Electric vehicles are gaining traction
The clean energy revolution is spreading to personal transportation. While sales were lower than what automakers and the federal government had hoped for, the number of EVs on the road had a notable increase in the U.S. and abroad.
Global sales of common types of electric vehicles rose 20 percent this year, according to one study. Sales increased by 43 percent in the United States and Canada, and 25 percent in China.
According to the BloombergNEF Zero Emission Vehicles Handbook, forecasts for the number of battery electric vehicles on the road by 2030 have risen 26 percent compared to 2022, with all zero-emission vehicles combined estimated to account for as much as 75 percent of global passenger vehicle sales in 2040.
This increase is primarily driven by China, where more than 25 percent of new passenger vehicle sales are electric vehicles.
Species went extinct while others were rediscovered
In May, a study of 71,000 animal species found that 48 percent are experiencing declines, 49 percent remain stable, and just three percent are seeing an increase in the size of their populations.

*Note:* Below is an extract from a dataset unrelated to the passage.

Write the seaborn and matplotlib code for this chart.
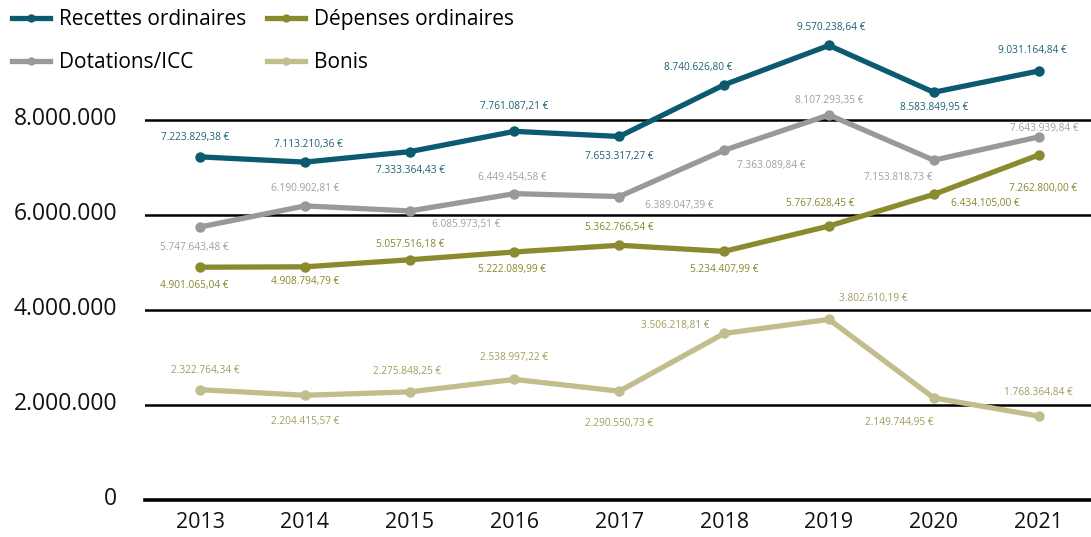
import matplotlib
matplotlib.use("Agg")
import matplotlib.pyplot as plt
import matplotlib.transforms as mtransforms
import seaborn as sns
import pandas as pd
from matplotlib.ticker import FuncFormatter, FixedLocator
from matplotlib.lines import Line2D

years = [2013, 2014, 2015, 2016, 2017, 2018, 2019, 2020, 2021]
recettes = [7223829.38, 7113210.36, 7333364.43, 7761087.21, 7653317.27, 8740626.80, 9570238.64, 8583849.95, 9031164.84]
dotations = [5747643.48, 6190902.81, 6085973.51, 6449454.58, 6389047.39, 7363089.84, 8107293.35, 7153818.73, 7643939.84]
depenses = [4901065.04, 4908794.79, 5057516.18, 5222089.99, 5362766.54, 5234407.99, 5767628.45, 6434105.00, 7262800.00]
bonis = [2322764.34, 2204415.57, 2275848.25, 2538997.22, 2290550.73, 3506218.81, 3802610.19, 2149744.95, 1768364.84]
series_names = ["Recettes ordinaires", "Dotations/ICC", "Dépenses ordinaires", "Bonis"]
y_ticks = [0, 2000000, 4000000, 6000000, 8000000]

# styling
line_colors = ["#0b5a6f", "#999999", "#8c8a2e", "#c2bd8c"]
text_colors = ["#1d6074", "#a0a0a0", "#8a862a", "#a39c5e"]
# label offsets in pixels (dx, dy up positive)
offsets = [
    [(-4.5, 19.3), (3.3, 17.7), (1, -19), (0, 25), (0, -20), (-25.5, 17.6), (2.7, 18.3), (0.7, -15), (-5.8, 20.3)],
    [(-6, -20.7), (0, 17), (57, -13.3), (-2.5, 16), (59.6, -9), (47, -15.7), (0, 14), (-35.3, -17.7), (6, 8.4)],
    [(-6, -18.3), (0, -15), (1, 15.3), (-2.5, -17.7), (0, 17.3), (0.5, -18.6), (-8.6, 22.4), (52, -9), (4.7, -33)],
    [(5.5, 19.3), (0, -26), (-2.7, 20.6), (0, 21.6), (0, -32.6), (-48.4, 8.3), (44.7, 20.7), (-35, -24.4), (-0.5, 23.3)],
]

plt.rcParams['font.family'] = ['Open Sans', 'DejaVu Sans']

rows = []
for name, vals in zip(series_names, [recettes, dotations, depenses, bonis]):
    for i, (yr, v) in enumerate(zip(years, vals)):
        rows.append({"idx": i, "year": yr, "value": v, "serie": name})
df = pd.DataFrame(rows)

fig = plt.figure(figsize=(10.91, 5.37), dpi=100)
ax = fig.add_axes([145 / 1091, 37 / 537, 1 - 145 / 1091, (500 - 25) / 537])

palette = dict(zip(series_names, line_colors))
sns.lineplot(data=df, x="idx", y="value", hue="serie", hue_order=series_names,
             palette=palette, linewidth=3.8, marker="o", markersize=7.5,
             markeredgewidth=0, legend=False, ax=ax, zorder=3)

fmt = lambda v: f"{v:,.2f}".replace(",", "X").replace(".", ",").replace("X", ".") + " €"
for s, (name, vals) in enumerate(zip(series_names, [recettes, dotations, depenses, bonis])):
    for i, v in enumerate(vals):
        dx, dy = offsets[s][i]
        ax.annotate(fmt(v), (i, v), xytext=(dx * 0.72, dy * 0.72), textcoords="offset points",
                    ha="center", va="center", fontsize=7.3, color=text_colors[s], zorder=4)

ax.set_xlim(-0.525, 8.5)
ax.set_ylim(0, 10000000)
ax.yaxis.set_major_locator(FixedLocator(y_ticks))
ax.yaxis.set_major_formatter(FuncFormatter(lambda v, p: f"{int(v):,}".replace(",", ".")))
ax.set_xticks(range(len(years)))
ax.set_xticklabels([str(y) for y in years])
for t in y_ticks[1:]:
    ax.axhline(t, color="black", lw=1.8, zorder=1)
for sp in ["top", "right", "left"]:
    ax.spines[sp].set_visible(False)
ax.spines["bottom"].set_linewidth(2.6)
ax.spines["bottom"].set_color("black")
ax.tick_params(axis="y", length=0, pad=20, labelsize=16.5, colors="#111111")
ax.tick_params(axis="x", length=0, pad=9, labelsize=15.5, colors="#111111")
shift = mtransforms.ScaledTranslation(0, 4 / 100, fig.dpi_scale_trans)
for lab in ax.get_yticklabels():
    lab.set_transform(lab.get_transform() + shift)
ax.set_xlabel("")
ax.set_ylabel("")
ax.set_facecolor("white")

handles = [Line2D([0], [0], color=c, lw=3.8, marker="o", markersize=6, markeredgewidth=0) for c in line_colors]
fig.legend(handles, series_names, loc="upper left", bbox_to_anchor=(-0.006, 1.018), ncol=2,
           frameon=False, fontsize=15, handlelength=1.8, handletextpad=0.45,
           columnspacing=1.0, labelspacing=1.05)

fig.savefig("out.png", dpi=100, facecolor="white")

That same study concluded that one-third of animal species that are not presently considered at-risk are nonetheless declining in numbers that threaten their long-term survival.
The U.S. government removed 21 species from the endangered species list because they are now considered extinct, including the Little Mariana fruit bat, the Bachman’s warbler, and several species of birds, mussels, and fish. However, as the Endangered Species Act reached its 50th anniversary, the continued survival of several species— including bald eagles, peregrine falcons, and American alligators— is testament to what can be achieved when conservation measures are taken.
And some species, previously considered extinct, were rediscovered in 2023, including a “golden mole that swims through sand,” last seen in 1937, and a species of echidna named after Sir David Attenborough and described as having “the spines of a hedgehog, the snout of an anteater and the feet of a mole.
It resurfaced in Indonesia after more than 60 years.